全力とは何かという問いは深淵だ。何に向かっているかがわからないと全力もまたわからない。100mで10秒を切るという世界の場合は、10秒間でどれだけの力を出し切るかが問われている。100mの選手が100mを20本力尽きるまで走れるようになったところで、それは役に立たない。逆にたくさん走れるような力の出し方を覚えてしまうと本来必要な10秒で出し切ることの阻害要因になりかねない。

全力はなりふり構わない状態で出る。どう思われても構わない、どうなったって構わない。ある種の狂気の状態で全力は出る。本当の全力は、自分の身の安全すら二の次になる。一度でいいから人生でこの瞬間を経験している人がいう”努力でもなんともならないことがある”は信じられるが、一度も全力を出したことがない人は実際のところ”努力しきったことがないから、努力でなんともならないことがあるかどうかもわからない”というのが正確なところだろう。もちろん、誰しもがこれが本当の全力なのかどうかは知り得ないから、体感で何となく悟るということでしかないし、それすらも全力の手前である可能性を否定できないが。

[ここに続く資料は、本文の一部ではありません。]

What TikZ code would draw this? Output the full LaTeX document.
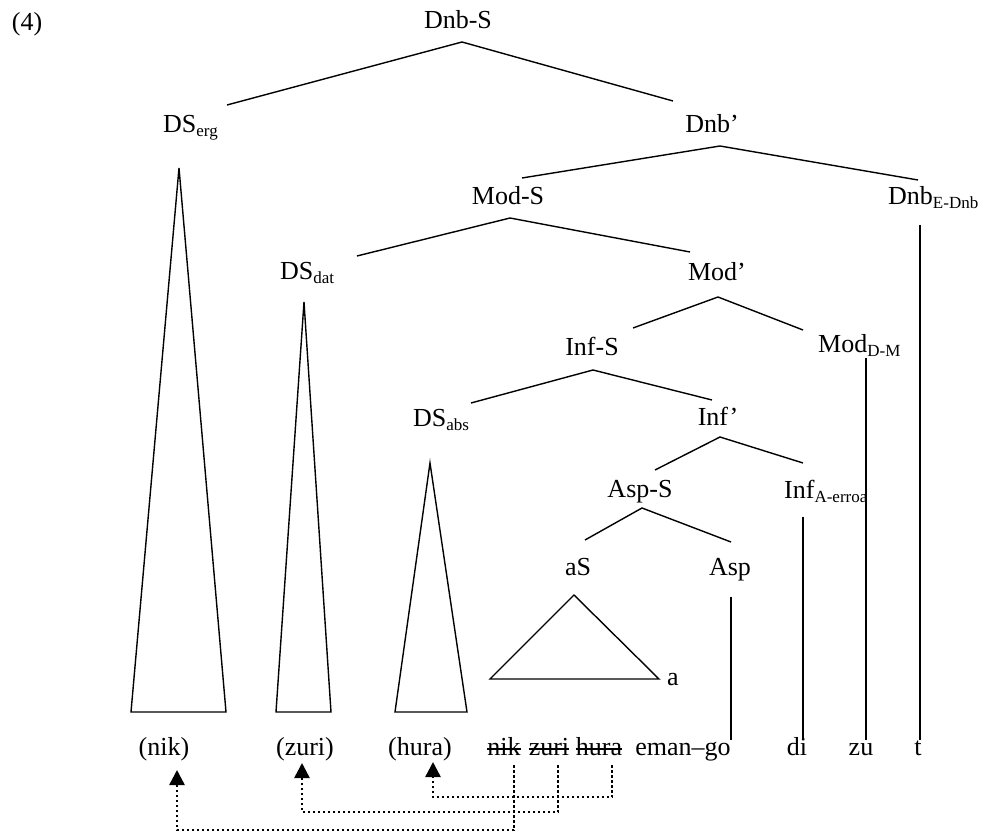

一度でいいから本気で何かに力を出し切ることは限界がどこかを悟る上でも大事なことだと思う。スポーツはほとんどの人が勝者にはなれないが、この全力の出し方を覚えるという点でとても貴重な機会だと思う。全力の出し方は応用可能だ。これがわかると、取り組むべきかどうかの判断ができる。つまり自分の力を出し切った時の限界がわかるから、達成可能かどうかの判断がしやすくなる。

自分には未だ見知らぬ自分がいる。全力とはその自分に出会うために必要な儀式といえる。